◆ **DATA SHOWN**
■ ■ ■ ■
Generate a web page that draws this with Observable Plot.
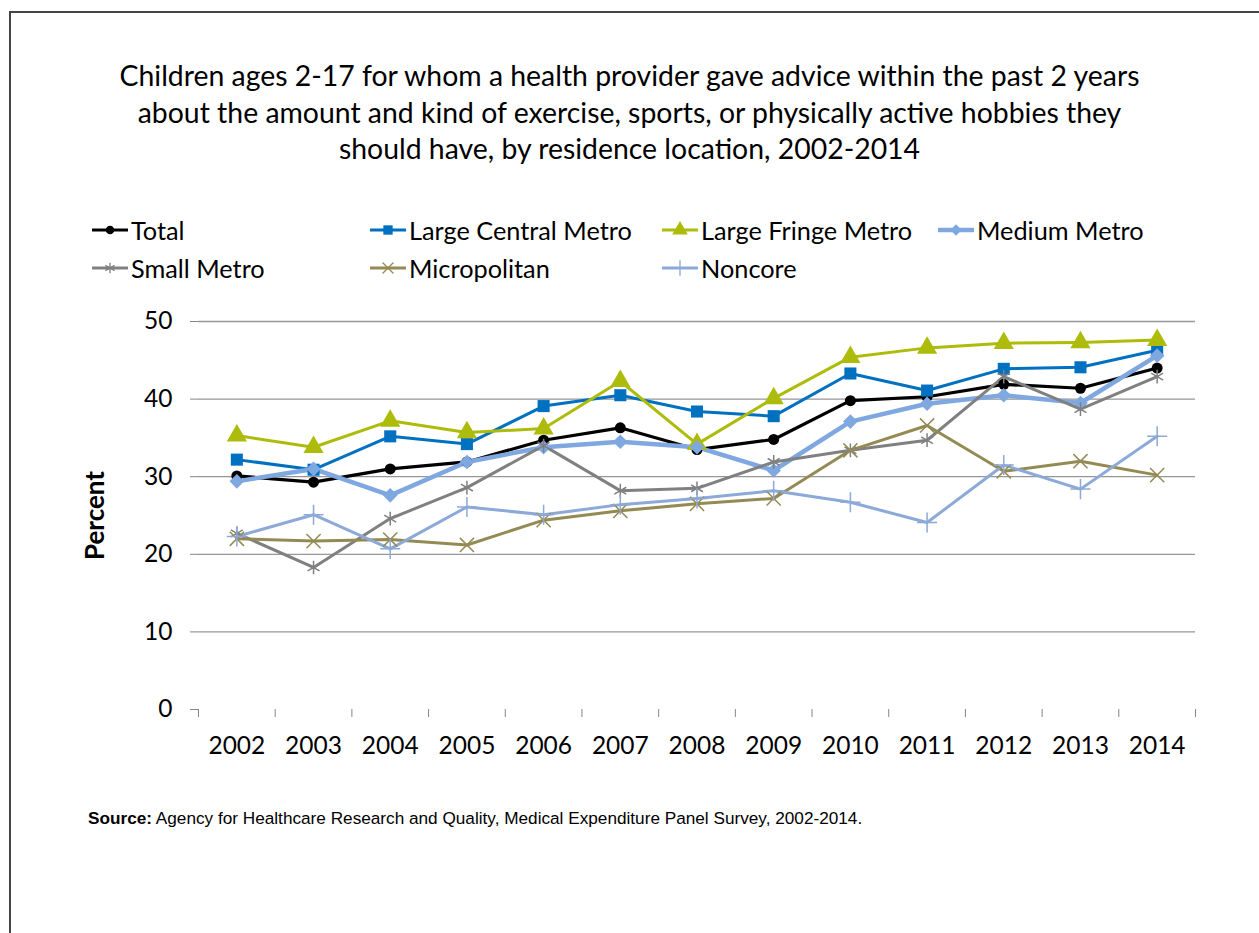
<!DOCTYPE html>
<html>
<head>
<meta charset="utf-8">
<script src="https://cdn.jsdelivr.net/npm/d3@7"></script>
<script src="https://cdn.jsdelivr.net/npm/@observablehq/plot@0.6"></script>
<style>
  html, body { margin: 0; padding: 0; background: #fff; }
  body { width: 1259px; height: 933px; position: relative; overflow: hidden; font-family: Lato, "Open Sans", sans-serif; }
  #frame { position: absolute; left: 9px; top: 11px; width: 1400px; height: 1000px; border-left: 2px solid #444; border-top: 2px solid #444; }
  #title { position: absolute; left: 0; width: 1259px; top: 57px; text-align: center; font-size: 28.4px; line-height: 36.5px; color: #000; white-space: nowrap; }
  #legend { position: absolute; left: 92px; top: 215px; display: grid; grid-template-columns: 278px 292px 276px 300px; row-gap: 8px; }
  .item { display: flex; align-items: center; height: 30px; font-size: 25.3px; color: #000; white-space: nowrap; }
  .item svg { margin-right: 3px; flex: none; }
  #chart { position: absolute; left: 0; top: 300px; }
  #source { position: absolute; left: 88px; top: 808px; font-family: "Liberation Sans", Arial, sans-serif; font-size: 17.2px; color: #000; white-space: nowrap; }
</style>
</head>
<body>
<div id="frame"></div>
<div id="title">Children ages 2-17 for whom a health provider gave advice within the past 2 years<br>about the amount and kind of exercise, sports, or physically active hobbies they<br>should have, by residence location, 2002-2014</div>
<div id="legend"></div>
<div id="chart"></div>
<div id="source"><b>Source:</b> Agency for Healthcare Research and Quality, Medical Expenditure Panel Survey, 2002-2014.</div>
<script>
const years = [2002, 2003, 2004, 2005, 2006, 2007, 2008, 2009, 2010, 2011, 2012, 2013, 2014];
const seriesNames = ["Total", "Large Central Metro", "Large Fringe Metro", "Medium Metro", "Small Metro", "Micropolitan", "Noncore"];
const total        = [30.1, 29.3, 31.0, 31.9, 34.7, 36.3, 33.5, 34.8, 39.8, 40.3, 41.9, 41.4, 44.0];
const largeCentral = [32.2, 30.9, 35.2, 34.2, 39.1, 40.5, 38.4, 37.8, 43.3, 41.1, 43.9, 44.1, 46.3];
const largeFringe  = [35.3, 33.8, 37.2, 35.7, 36.2, 42.3, 34.2, 40.1, 45.4, 46.6, 47.2, 47.3, 47.6];
const mediumMetro  = [29.4, 31.0, 27.6, 31.9, 33.8, 34.5, 33.8, 30.8, 37.1, 39.4, 40.5, 39.5, 45.6];
const smallMetro   = [22.7, 18.3, 24.6, 28.6, 34.0, 28.2, 28.5, 31.9, 33.4, 34.7, 42.9, 38.7, 42.9];
const micropolitan = [22.0, 21.7, 21.9, 21.2, 24.4, 25.6, 26.5, 27.2, 33.4, 36.6, 30.7, 32.0, 30.2];
const noncore      = [22.3, 25.1, 20.7, 26.1, 25.1, 26.4, 27.2, 28.2, 26.7, 24.1, 31.5, 28.4, 35.2];
const yTicks = [0, 10, 20, 30, 40, 50];

const seriesValues = [total, largeCentral, largeFringe, mediumMetro, smallMetro, micropolitan, noncore];
const styles = [
  {color: "#000000", symbol: "circle",   r: 5.5, filled: true,  width: 3.2},
  {color: "#0070C0", symbol: "square",   r: 6.8, filled: true,  width: 3},
  {color: "#ADBC0A", symbol: "triangle", r: 7.5, filled: true,  width: 3},
  {color: "#7FA8E0", symbol: "diamond2", r: 6.6, filled: true,  width: 4.5},
  {color: "#808080", symbol: "asterisk", r: 6.5, filled: false, width: 3},
  {color: "#948A54", symbol: "times",    r: 6.5, filled: false, width: 3},
  {color: "#8DA9D8", symbol: "plus",     r: 6.5, filled: false, width: 3}
];

const series = seriesNames.map((name, i) => ({
  name, style: styles[i],
  data: years.map((year, j) => ({year, value: seriesValues[i][j], series: name}))
}));

const boundaries = years.map(y => y - 0.5).concat([years[years.length - 1] + 0.5]);

const marks = [
  Plot.gridY(yTicks.filter(d => d > 0), {stroke: "#969696", strokeOpacity: 1, strokeWidth: 1.3}),
  Plot.axisY(yTicks, {tickSize: 8, tickPadding: 18, fontSize: 24.5, label: null, stroke: "#868686", line: true, fill: "#000"}),
  Plot.axisX(boundaries, {tickSize: 8, tickFormat: () => "", label: null, stroke: "#868686", line: true}),
  Plot.axisX(years, {tickSize: 0, tickPadding: 27, fontSize: 24.5, tickFormat: d => String(d), label: null, fill: "#000"}),
  Plot.text(["Percent"], {frameAnchor: "left", textAnchor: "middle", dx: -103, rotate: -90, fontWeight: "bold", fontSize: 26, fill: "#000"})
];
for (const s of series) {
  marks.push(Plot.line(s.data, {x: "year", y: "value", stroke: s.style.color, strokeWidth: s.style.width, curve: "linear"}));
}
for (const s of series) {
  const st = s.style;
  marks.push(Plot.dot(s.data, st.filled
    ? {x: "year", y: "value", symbol: () => st.symbol, r: st.r, fill: st.color, stroke: "none"}
    : {x: "year", y: "value", symbol: () => st.symbol, r: st.r, fill: "none", stroke: st.color, strokeWidth: 1.5}));
}

const chart = Plot.plot({
  width: 1259, height: 470,
  marginLeft: 198, marginRight: 64, marginTop: 21, marginBottom: 61,
  style: {fontFamily: "Lato, 'Open Sans', sans-serif", fontSize: "24px", color: "#000", background: "transparent", overflow: "visible"},
  x: {type: "linear", domain: [years[0] - 0.5, years[years.length - 1] + 0.5]},
  y: {domain: [yTicks[0], yTicks[yTicks.length - 1]]},
  symbol: {type: "identity"},
  marks
});
document.getElementById("chart").appendChild(chart);

// Legend
const symMap = {circle: d3.symbolCircle, square: d3.symbolSquare, triangle: d3.symbolTriangle, diamond2: d3.symbolDiamond2,
  asterisk: d3.symbolAsterisk, times: d3.symbolTimes, plus: d3.symbolPlus};
const legend = document.getElementById("legend");
series.forEach((s, k) => {
  const st = s.style;
  const div = document.createElement("div");
  div.className = "item";
  if (k === 4) div.style.gridColumn = "1";
  const size = Math.PI * st.r * st.r * 0.6;
  const path = d3.symbol(symMap[st.symbol], size)();
  div.innerHTML = `<svg width="36" height="20" viewBox="-18 -10 36 20"><line x1="-18" x2="18" y1="0" y2="0" stroke="${st.color}" stroke-width="${st.width}"/><path d="${path}" fill="${st.filled ? st.color : "none"}" stroke="${st.filled ? "none" : st.color}" stroke-width="1.3"/></svg><span>${s.name}</span>`;
  legend.appendChild(div);
});
</script>
</body>
</html>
■ ■ ■ ■
Repeat all of the data above word for word, minus the pictures.

Generate a web page that draws this with Observable Plot.
<!DOCTYPE html>
<html>
<head>
<meta charset="utf-8">
<script src="https://cdn.jsdelivr.net/npm/d3@7"></script>
<script src="https://cdn.jsdelivr.net/npm/@observablehq/plot@0.6"></script>
<style>
  html, body { margin: 0; padding: 0; background: #fff; }
  body { width: 1259px; height: 933px; position: relative; overflow: hidden; font-family: Lato, "Open Sans", sans-serif; }
  #frame { position: absolute; left: 9px; top: 11px; width: 1400px; height: 1000px; border-left: 2px solid #444; border-top: 2px solid #444; }
  #title { position: absolute; left: 0; width: 1259px; top: 57px; text-align: center; font-size: 28.4px; line-height: 36.5px; color: #000; white-space: nowrap; }
  #legend { position: absolute; left: 92px; top: 215px; display: grid; grid-template-columns: 278px 292px 276px 300px; row-gap: 8px; }
  .item { display: flex; align-items: center; height: 30px; font-size: 25.3px; color: #000; white-space: nowrap; }
  .item svg { margin-right: 3px; flex: none; }
  #chart { position: absolute; left: 0; top: 300px; }
  #source { position: absolute; left: 88px; top: 808px; font-family: "Liberation Sans", Arial, sans-serif; font-size: 17.2px; color: #000; white-space: nowrap; }
</style>
</head>
<body>
<div id="frame"></div>
<div id="title">Children ages 2-17 for whom a health provider gave advice within the past 2 years<br>about the amount and kind of exercise, sports, or physically active hobbies they<br>should have, by residence location, 2002-2014</div>
<div id="legend"></div>
<div id="chart"></div>
<div id="source"><b>Source:</b> Agency for Healthcare Research and Quality, Medical Expenditure Panel Survey, 2002-2014.</div>
<script>
const years = [2002, 2003, 2004, 2005, 2006, 2007, 2008, 2009, 2010, 2011, 2012, 2013, 2014];
const seriesNames = ["Total", "Large Central Metro", "Large Fringe Metro", "Medium Metro", "Small Metro", "Micropolitan", "Noncore"];
const total        = [30.1, 29.3, 31.0, 31.9, 34.7, 36.3, 33.5, 34.8, 39.8, 40.3, 41.9, 41.4, 44.0];
const largeCentral = [32.2, 30.9, 35.2, 34.2, 39.1, 40.5, 38.4, 37.8, 43.3, 41.1, 43.9, 44.1, 46.3];
const largeFringe  = [35.3, 33.8, 37.2, 35.7, 36.2, 42.3, 34.2, 40.1, 45.4, 46.6, 47.2, 47.3, 47.6];
const mediumMetro  = [29.4, 31.0, 27.6, 31.9, 33.8, 34.5, 33.8, 30.8, 37.1, 39.4, 40.5, 39.5, 45.6];
const smallMetro   = [22.7, 18.3, 24.6, 28.6, 34.0, 28.2, 28.5, 31.9, 33.4, 34.7, 42.9, 38.7, 42.9];
const micropolitan = [22.0, 21.7, 21.9, 21.2, 24.4, 25.6, 26.5, 27.2, 33.4, 36.6, 30.7, 32.0, 30.2];
const noncore      = [22.3, 25.1, 20.7, 26.1, 25.1, 26.4, 27.2, 28.2, 26.7, 24.1, 31.5, 28.4, 35.2];
const yTicks = [0, 10, 20, 30, 40, 50];

const seriesValues = [total, largeCentral, largeFringe, mediumMetro, smallMetro, micropolitan, noncore];
const styles = [
  {color: "#000000", symbol: "circle",   r: 5.5, filled: true,  width: 3.2},
  {color: "#0070C0", symbol: "square",   r: 6.8, filled: true,  width: 3},
  {color: "#ADBC0A", symbol: "triangle", r: 7.5, filled: true,  width: 3},
  {color: "#7FA8E0", symbol: "diamond2", r: 6.6, filled: true,  width: 4.5},
  {color: "#808080", symbol: "asterisk", r: 6.5, filled: false, width: 3},
  {color: "#948A54", symbol: "times",    r: 6.5, filled: false, width: 3},
  {color: "#8DA9D8", symbol: "plus",     r: 6.5, filled: false, width: 3}
];

const series = seriesNames.map((name, i) => ({
  name, style: styles[i],
  data: years.map((year, j) => ({year, value: seriesValues[i][j], series: name}))
}));

const boundaries = years.map(y => y - 0.5).concat([years[years.length - 1] + 0.5]);

const marks = [
  Plot.gridY(yTicks.filter(d => d > 0), {stroke: "#969696", strokeOpacity: 1, strokeWidth: 1.3}),
  Plot.axisY(yTicks, {tickSize: 8, tickPadding: 18, fontSize: 24.5, label: null, stroke: "#868686", line: true, fill: "#000"}),
  Plot.axisX(boundaries, {tickSize: 8, tickFormat: () => "", label: null, stroke: "#868686", line: true}),
  Plot.axisX(years, {tickSize: 0, tickPadding: 27, fontSize: 24.5, tickFormat: d => String(d), label: null, fill: "#000"}),
  Plot.text(["Percent"], {frameAnchor: "left", textAnchor: "middle", dx: -103, rotate: -90, fontWeight: "bold", fontSize: 26, fill: "#000"})
];
for (const s of series) {
  marks.push(Plot.line(s.data, {x: "year", y: "value", stroke: s.style.color, strokeWidth: s.style.width, curve: "linear"}));
}
for (const s of series) {
  const st = s.style;
  marks.push(Plot.dot(s.data, st.filled
    ? {x: "year", y: "value", symbol: () => st.symbol, r: st.r, fill: st.color, stroke: "none"}
    : {x: "year", y: "value", symbol: () => st.symbol, r: st.r, fill: "none", stroke: st.color, strokeWidth: 1.5}));
}

const chart = Plot.plot({
  width: 1259, height: 470,
  marginLeft: 198, marginRight: 64, marginTop: 21, marginBottom: 61,
  style: {fontFamily: "Lato, 'Open Sans', sans-serif", fontSize: "24px", color: "#000", background: "transparent", overflow: "visible"},
  x: {type: "linear", domain: [years[0] - 0.5, years[years.length - 1] + 0.5]},
  y: {domain: [yTicks[0], yTicks[yTicks.length - 1]]},
  symbol: {type: "identity"},
  marks
});
document.getElementById("chart").appendChild(chart);

// Legend
const symMap = {circle: d3.symbolCircle, square: d3.symbolSquare, triangle: d3.symbolTriangle, diamond2: d3.symbolDiamond2,
  asterisk: d3.symbolAsterisk, times: d3.symbolTimes, plus: d3.symbolPlus};
const legend = document.getElementById("legend");
series.forEach((s, k) => {
  const st = s.style;
  const div = document.createElement("div");
  div.className = "item";
  if (k === 4) div.style.gridColumn = "1";
  const size = Math.PI * st.r * st.r * 0.6;
  const path = d3.symbol(symMap[st.symbol], size)();
  div.innerHTML = `<svg width="36" height="20" viewBox="-18 -10 36 20"><line x1="-18" x2="18" y1="0" y2="0" stroke="${st.color}" stroke-width="${st.width}"/><path d="${path}" fill="${st.filled ? st.color : "none"}" stroke="${st.filled ? "none" : st.color}" stroke-width="1.3"/></svg><span>${s.name}</span>`;
  legend.appendChild(div);
});
</script>
</body>
</html>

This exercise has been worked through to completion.